(Fragmento del artículo de 1917 Ya no nos Reímos)
El individualismo, esto es, la noción imbécil de que el Estado, fuera de ciertas funciones concernientes a la conservación del orden y a la instrucción, no debía nunca inmiscuirse en lo privativo de cada persona, porque cada persona era rey de sí mismo y de lo suyo, y podía hacer lo que le viniera en ganas, siempre que tuviera cuidado de no caer en las redes del Código Penal, ya, gracias a Dios, está casi fuera de moda en todas partes. Esta teoría de la soberanía del individuo fue en su origen una reacción, una noble y saludable reacción contra las demasías de la aristocracia. Pero, pasado el predominio de los reyes y de los grandes señores blasonados, lo que fue en un principio noble y buena reacción, fue lentamente echando raíces y convirtiéndose en una de las más funestas y hediondas normas de pensamiento y de acción de que se ha enamorado la loca humanidad.
De este clásico y condenado principio fuimos todos nutridos día tras día en la escuela. A todos se nos enseñó que cada hombre en su casa y Dios en la de todos. Y todos crecimos en la burda ilusión de que el colmo del liberalismo era no tolerarle al Estado más intromisión en lo de cada uno que la indispensable para abrir caminos y escuelitas y amarrar y espantar a los más con policías y cárceles y jueces pagados por las contribuciones de los menos.
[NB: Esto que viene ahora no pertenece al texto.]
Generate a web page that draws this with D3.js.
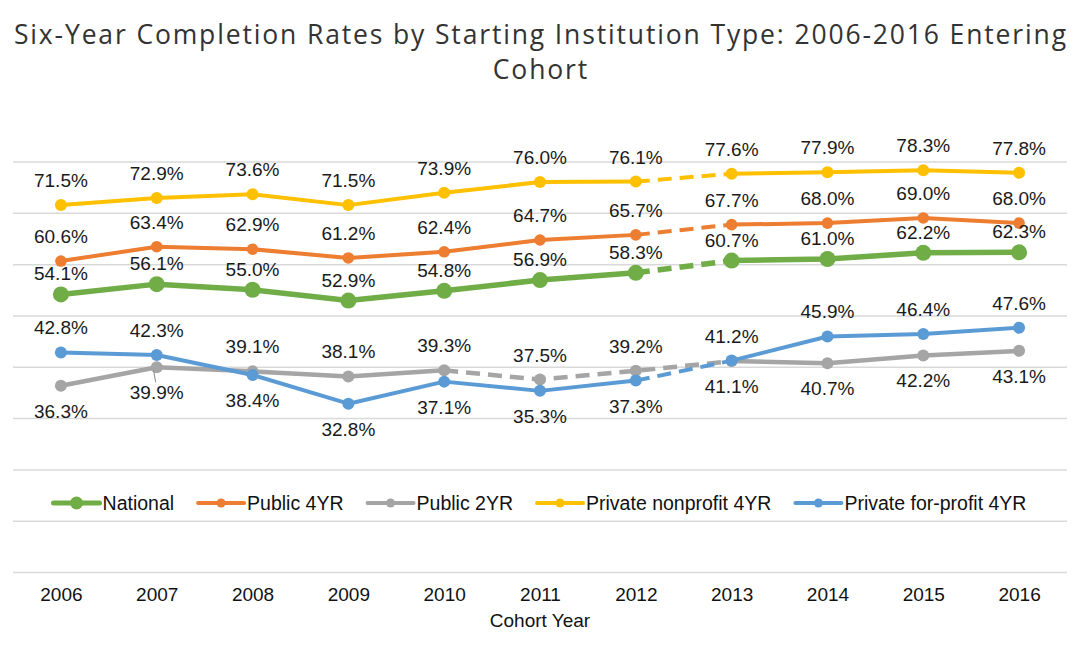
<!DOCTYPE html>
<html>
<head>
<meta charset="utf-8">
<script src="https://cdn.jsdelivr.net/npm/d3@7"></script>
<style>
  html, body { margin: 0; padding: 0; background: #fff; }
  svg { display: block; }
</style>
</head>
<body>
<svg id="chart" width="1080" height="652"></svg>
<script>
// ---------- DATA ----------
const years = ["2006","2007","2008","2009","2010","2011","2012","2013","2014","2015","2016"];
const seriesNames = ["National","Public 4YR","Public 2YR","Private nonprofit 4YR","Private for-profit 4YR"];
const national   = [54.1,56.1,55.0,52.9,54.8,56.9,58.3,60.7,61.0,62.2,62.3];
const public4yr  = [60.6,63.4,62.9,61.2,62.4,64.7,65.7,67.7,68.0,69.0,68.0];
const public2yr  = [36.3,39.9,39.1,38.1,39.3,37.5,39.2,41.1,40.7,42.2,43.1];
const privateNP  = [71.5,72.9,73.6,71.5,73.9,76.0,76.1,77.6,77.9,78.3,77.8];
const privateFP  = [42.8,42.3,38.4,32.8,37.1,35.3,37.3,41.2,45.9,46.4,47.6];
const yTicks = [0,10,20,30,40,50,60,70,80];
// dashed segments (index i = segment from year i to year i+1)
const dashedNational = [6], dashedPublic4 = [6], dashedPublic2 = [4,5,6], dashedPrivNP = [6], dashedPrivFP = [6];
// label side: a = above, b = below
const sideNational = "aaaaaaaaaaa".split("");
const sidePublic4  = "aaaaaaaaaaa".split("");
const sidePublic2  = "bbaaaaabbbb".split("");
const sidePrivNP   = "aaaaaaaaaaa".split("");
const sidePrivFP   = "aabbbbbaaaa".split("");

(function () {
// ---------- STYLE ----------
const colors = ["#70AD47","#ED7D31","#A5A5A5","#FFC000","#5B9BD5"];
const lineW  = [5.5, 4, 4.5, 4, 4];
const markR  = [8, 5.8, 6, 6, 6];
const legR   = [6.5, 4.5, 4.5, 4.5, 4.5];

const series = [
  {name: seriesNames[0], values: national,  dashed: dashedNational, side: sideNational},
  {name: seriesNames[1], values: public4yr, dashed: dashedPublic4,  side: sidePublic4},
  {name: seriesNames[2], values: public2yr, dashed: dashedPublic2,  side: sidePublic2},
  {name: seriesNames[3], values: privateNP, dashed: dashedPrivNP,   side: sidePrivNP},
  {name: seriesNames[4], values: privateFP, dashed: dashedPrivFP,   side: sidePrivFP}
];

const svg = d3.select("#chart");
const plotL = 13, plotR = 1067, plotT = 161.5, plotB = 572;

const x = d3.scalePoint().domain(years).range([plotL, plotR]).padding(0.5);
const y = d3.scaleLinear().domain([0, 80]).range([plotB, plotT]);

const labelFont = "'Liberation Sans', Arial, sans-serif";
const titleFont = "'Open Sans', 'Noto Sans', sans-serif";

// ---------- TITLE ----------
const titleSize = 26.5;
const titleLine1 = "Six-Year Completion Rates by Starting Institution Type: 2006-2016 Entering";
const t1 = svg.append("text")
  .attr("x", 540).attr("y", 44)
  .attr("text-anchor", "middle")
  .attr("font-family", titleFont)
  .attr("font-size", titleSize)
  .attr("fill", "#333")
  .text(titleLine1);
const w1 = t1.node().getComputedTextLength();
const ls = (1054 - w1) / titleLine1.length;
t1.attr("letter-spacing", ls).attr("x", 540 + ls / 2);
svg.append("text")
  .attr("x", 540 + ls / 2).attr("y", 79)
  .attr("text-anchor", "middle")
  .attr("font-family", titleFont)
  .attr("font-size", titleSize)
  .attr("letter-spacing", ls)
  .attr("fill", "#333")
  .text("Cohort");

// ---------- GRID ----------
const yAxis = d3.axisLeft(y).tickValues(yTicks).tickSize(-(plotR - plotL)).tickFormat("");
const gy = svg.append("g").attr("transform", `translate(${plotL},0)`).call(yAxis);
gy.select(".domain").remove();
gy.selectAll(".tick line").attr("stroke", "#D9D9D9").attr("stroke-width", 1.5);

// ---------- X AXIS ----------
const xAxis = d3.axisBottom(x).tickSize(0).tickPadding(0);
const gx = svg.append("g").attr("transform", `translate(0,${plotB})`).call(xAxis);
gx.select(".domain").remove();
gx.selectAll(".tick text")
  .attr("font-family", labelFont).attr("font-size", 19).attr("fill", "#111")
  .attr("dy", null).attr("y", 29);

svg.append("text")
  .attr("x", 540).attr("y", 627)
  .attr("text-anchor", "middle")
  .attr("font-family", labelFont).attr("font-size", 19).attr("fill", "#111")
  .text("Cohort Year");

// ---------- LINES ----------
const line = d3.line().x(d => x(d.year)).y(d => y(d.v));
const linesG = svg.append("g");
series.forEach((s, si) => {
  const pts = s.values.map((v, i) => ({year: years[i], v}));
  let runs = [];
  for (let i = 0; i < pts.length - 1; i++) {
    const dashed = s.dashed.includes(i);
    const last = runs[runs.length - 1];
    if (last && last.dashed === dashed) last.pts.push(pts[i + 1]);
    else runs.push({dashed, pts: [pts[i], pts[i + 1]]});
  }
  const g = linesG.append("g");
  runs.forEach(r => {
    g.append("path")
      .attr("d", line(r.pts))
      .attr("fill", "none")
      .attr("stroke", colors[si])
      .attr("stroke-width", lineW[si])
      .attr("stroke-linejoin", "round")
      .attr("stroke-linecap", r.dashed ? "butt" : "round")
      .attr("stroke-dasharray", r.dashed ? "14,8" : null);
  });
  g.selectAll("circle").data(pts).join("circle")
    .attr("cx", d => x(d.year)).attr("cy", d => y(d.v))
    .attr("r", markR[si]).attr("fill", colors[si]);
});

// small leader line for the displaced Public 2YR 2007 label
const p07 = {x: x(years[1]), y: y(public2yr[1])};
svg.append("path")
  .attr("d", `M${p07.x - 3},${p07.y + 4} L${p07.x - 1},${p07.y + 15}`)
  .attr("stroke", "#888").attr("stroke-width", 1).attr("fill", "none");

// ---------- DATA LABELS ----------
const labelsG = svg.append("g");
series.forEach((s, si) => {
  labelsG.selectAll(null).data(s.values).join("text")
    .attr("x", (v, i) => x(years[i]))
    .attr("y", (v, i) => y(v) + (s.side[i] === "a" ? (si === 0 ? -14 : -18) : 32))
    .attr("text-anchor", "middle")
    .attr("font-family", labelFont).attr("font-size", 19).attr("fill", "#1a1a1a")
    .text(v => v.toFixed(1) + "%");
});

// ---------- LEGEND ----------
const legG = svg.append("g");
const symW = 46, symGap = 3, itemGap = 24, legY = 503;
const items = [];
series.forEach((s, si) => {
  const g = legG.append("g");
  g.append("line").attr("x1", 0).attr("x2", symW).attr("y1", 0).attr("y2", 0)
    .attr("stroke", colors[si]).attr("stroke-width", si === 0 ? 5 : 4).attr("stroke-linecap", "round");
  g.append("circle").attr("cx", symW / 2).attr("cy", 0).attr("r", legR[si]).attr("fill", colors[si]);
  const t = g.append("text").attr("x", symW + symGap).attr("y", 7)
    .attr("font-family", labelFont).attr("font-size", 19.5).attr("fill", "#111")
    .text(s.name);
  const w = symW + symGap + t.node().getComputedTextLength();
  items.push({g, w});
});
const totalW = d3.sum(items, d => d.w) + itemGap * (items.length - 1);
let lx = 540 - totalW / 2;
items.forEach(it => {
  it.g.attr("transform", `translate(${lx},${legY})`);
  lx += it.w + itemGap;
});
})();
</script>
</body>
</html>
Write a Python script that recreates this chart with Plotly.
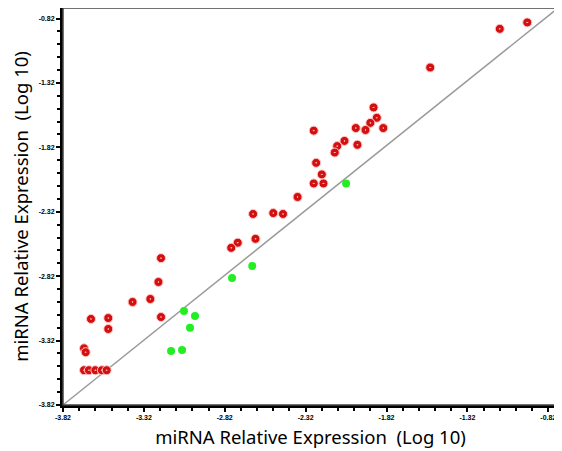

Y el resultado fue que, al amparo de tal principio, los más conservadores, los más raquíticos, los más economizadores de energía vital, los más suicidas de su propia personalidad, los menos favorecidos por la naturaleza con el raudal de sus divinos dones, esto es, con un fuerte y rico temperamento al servicio de una mente clara y firme, eran, precisamente, los que almacenaban más, y por haber almacenado más, los que poco a poco iban exprimiendo a sus prójimos, y trabándolos, y envileciéndolos, y volviéndolos míseros esclavos amarrados por el estómago.